Featured sections included D.1.b, whereby no covered person shall facilitate, encourage or promote tennis betting. Flores faced 10 counts of breaches of this section.

Nine counts related to D.1.m, which states no official shall manipulate entry of scores or accept, benefit or change scoring data.

The remaining charges were in reference to D.2.b, which covers related persons and all tournament support personnel. Some 10 counts were for D.2.b.i, which requires personnel to report approaches of corruption to the ITIA.

One count was for D.2.b.ii, whereby personnel should report corruption approaches to other staff to the relevant tennis authorities. The final count related to D.1.o, which states no covered person shall solicit others to commit a corruption offence.

ITIA to educate junior tennis players

In other news, the ITIA has partnered with the International Tennis Federation (ITF) on an initiative to educate younger players about integrity.

All players with an active Juniors International Player Identification Number (IPIN), used to register for competitions on the ITF tour, must undertake a mandatory education module.

The module offers an introduction to values and integrity in tennis.

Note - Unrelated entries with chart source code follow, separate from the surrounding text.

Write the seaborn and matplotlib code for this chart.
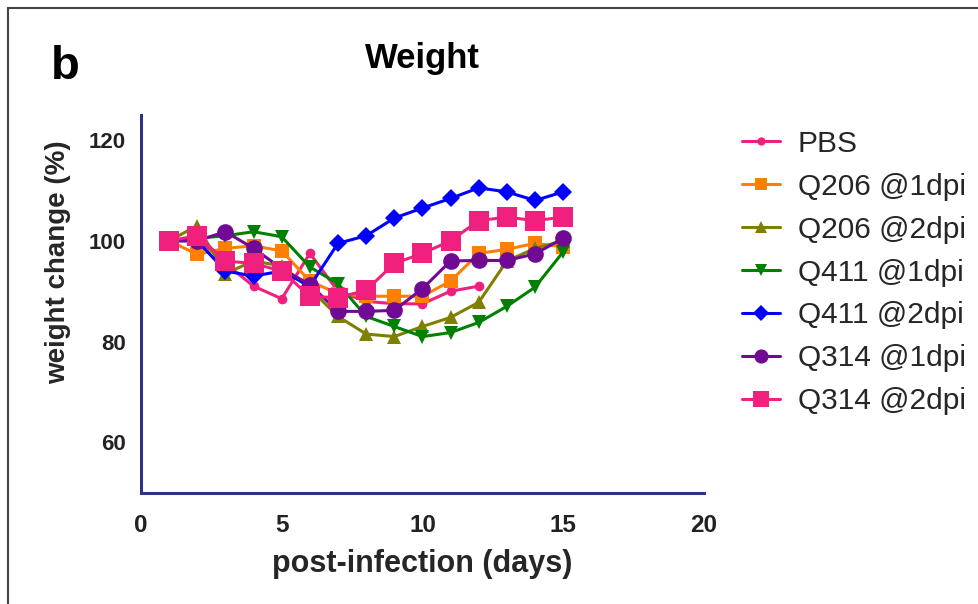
#!/usr/bin/env python
# weight change after infection, panel b
import numpy as np
import pandas as pd
import matplotlib
matplotlib.use("Agg")
import matplotlib.pyplot as plt
from matplotlib.patches import Rectangle
import seaborn as sns

# data
days = list(range(1, 16))
pbs = [100, 100.5, 95.5, 91, 88.5, 97.5, 90, 88, 87.5, 87.5, 90, 91]
q206_1 = [100, 97.3, 98.5, 99, 98, 92, 89.5, 89, 89, 89, 92, 97.5, 98.3, 99.5, 98.8]
q206_2 = [100, 103, 93.5, 96, 95, 90.5, 85, 81.5, 81, 83, 84.8, 87.8, 96, 98.5, 100]
q411_1 = [100, 100.5, 101, 101.8, 100.8, 94.8, 91.5, 85, 83, 81, 81.8, 83.8, 87, 90.8, 97.8]
q411_2 = [100, 100, 94, 93, 94, 91, 99.5, 101, 104.5, 106.5, 108.4, 110.5, 109.7, 108, 109.7]
q314_1 = [100, 100, 101.8, 98.5, 94.5, 91.3, 86, 86, 86.2, 90.5, 96, 96.1, 96.1, 97.4, 100.5]
q314_2 = [100, 101, 96, 95.5, 94, 89, 88.7, 90.2, 95.5, 97.5, 100, 104, 104.7, 104, 104.7]

groups = ["PBS", "Q206 @1dpi", "Q206 @2dpi", "Q411 @1dpi", "Q411 @2dpi", "Q314 @1dpi", "Q314 @2dpi"]
series = [pbs, q206_1, q206_2, q411_1, q411_2, q314_1, q314_2]

# style per group: colour, marker, marker size
styles = {
    "PBS":        ("#F0207F", "o", 7),
    "Q206 @1dpi": ("#FF8000", "s", 9.5),
    "Q206 @2dpi": ("#808000", "^", 10),
    "Q411 @1dpi": ("#008000", "v", 10),
    "Q411 @2dpi": ("#0000FF", "D", 9),
    "Q314 @1dpi": ("#700A95", "o", 12),
    "Q314 @2dpi": ("#F0207F", "s", 14),
}

frames = []
for name, vals in zip(groups, series):
    frames.append(pd.DataFrame({"day": days[:len(vals)], "weight": vals, "group": name}))
df = pd.concat(frames, ignore_index=True)

sns.set_theme(style="white")
plt.rcParams["font.family"] = ["Liberation Sans", "DejaVu Sans"]

navy = "#2E3388"
fig = plt.figure(figsize=(9.79, 6.04), dpi=100)
ax = fig.add_axes([0.144, 0.184, 0.575, 0.626])

for name in groups:
    color, marker, ms = styles[name]
    sns.lineplot(data=df[df["group"] == name], x="day", y="weight", ax=ax,
                 color=color, marker=marker, markersize=ms, markeredgewidth=0,
                 linewidth=2.2, label=name, errorbar=None)

ax.set_xlim(0, 20)
ax.set_ylim(50, 125)
ax.set_xticks([0, 5, 10, 15, 20])
ax.set_yticks([60, 80, 100, 120])
for s in ["top", "right"]:
    ax.spines[s].set_visible(False)
for s in ["left", "bottom"]:
    ax.spines[s].set_color(navy)
    ax.spines[s].set_linewidth(2.2)
ax.tick_params(axis="both", direction="out", length=7, width=2.2, color=navy,
               labelcolor="#222222")
ax.tick_params(axis="x", labelsize=17.5, pad=8)
ax.tick_params(axis="y", labelsize=16, pad=4)
for lbl in ax.get_xticklabels() + ax.get_yticklabels():
    lbl.set_fontweight("bold")

ax.set_xlabel("post-infection (days)", fontsize=22, fontweight="bold", labelpad=9)
ax.set_ylabel("weight change (%)", fontsize=20, fontweight="bold")
ax.yaxis.set_label_coords(-0.125, 0.611)
ax.set_title("Weight", fontsize=25, fontweight="bold", pad=34, color="black")

ax.legend(loc="upper left", bbox_to_anchor=(0.746, 0.805), bbox_transform=fig.transFigure,
          frameon=False, fontsize=21.5, handlelength=1.25, handletextpad=0.6,
          labelspacing=0.5, borderaxespad=0, markerscale=0.85)

fig.text(0.052, 0.87, "b", fontsize=34, fontweight="bold", color="black")

# outer frame of the panel
fig.patches.append(Rectangle((0.008, -0.05), 1.1, 1.037, transform=fig.transFigure,
                             fill=False, edgecolor="#444444", linewidth=1.5))

fig.savefig("out.png", dpi=100)
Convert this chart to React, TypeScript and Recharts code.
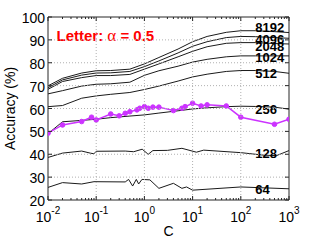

This includes setting out information about the TACP and Tennis Anti-Doping Programme.

“This is another positive step in further embedding integrity into our sport,” ITIA chief executive Karen Moorhouse said. “In rolling out mandatory education, the ITIA and ITF are ensuring that the pathway into the professional game contains an important and robust integrity checkpoint for our future stars.

“This is more than making sure that the players know the rules, though. By introducing ourselves to the players early in their careers, we offer our support and ensure that juniors’ first interaction with topics like anti-doping comes as education, rather than a test.”

ITF CEO Kelly Fairweather added: “We are committed to preparing junior players for all aspects of life on the tour and the launch of these mandatory education modules is a crucial part of that.

“Every subject covered in these modules – from tournament entry systems to code of conduct to integrity – is designed to equip players with the skills and knowledge they need to move through the ITF pathway and beyond.”